Users complain about:
Ads can appear very frequently on the free tier, sometimes interrupting scrolling or repeated taps. Occasional connection confusion if the phone and TV aren’t on the same network. Keyboard input doesn’t work in certain TV apps. A few reports of paid users still seeing ads until a device restart.
Is it Worth Paying For?
The free version works, but ads can be heavy. If you’ll use it daily, the reported one‑time/lifetime unlock (often cited around $10–$20) is a reasonable value to remove ads and improve reliability. For occasional use, stick with the free tier; if ads persist after paying, a device restart has helped some users.

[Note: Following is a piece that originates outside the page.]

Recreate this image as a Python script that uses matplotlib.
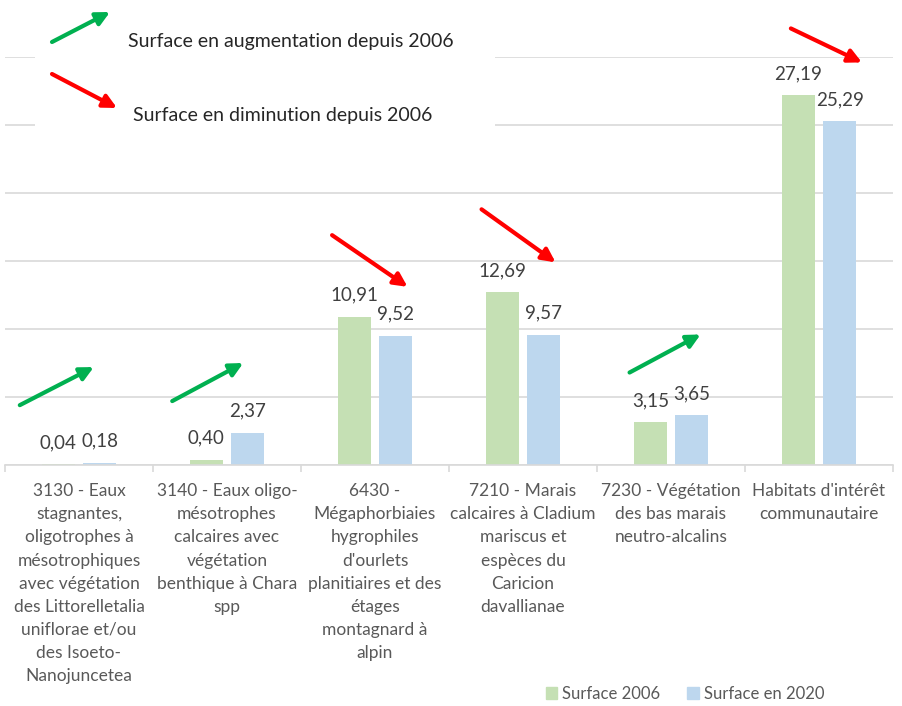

How it Compares to Alternatives
Compared with official apps (Roku, Samsung SmartThings, LG ThinQ, Google TV, Fire TV), this offers broader cross‑brand control and extras like a universal touchpad and casting in one place, but with more ads and occasional keyboard limitations. Versus other universal remotes, setup is straightforward and detection is quick; ad load is heavier than some competitors unless you pay.
Summary
Remote for Smart TV is a flexible, Wi‑Fi–based universal remote that covers most major TV and streaming brands with intuitive navigation, playback controls, text entry, and media casting/mirroring. Its 4.2 rating and 10M+ installs reflect dependable performance once devices are on the same network. The main trade‑off is advertising in the free tier, which can disrupt rapid navigation; a reasonably priced lifetime upgrade appears to alleviate this for frequent users. If you need one app to control mixed TV ecosystems, it’s a strong pick; if you only own a single brand, the official remote app may be sleeker with fewer ads.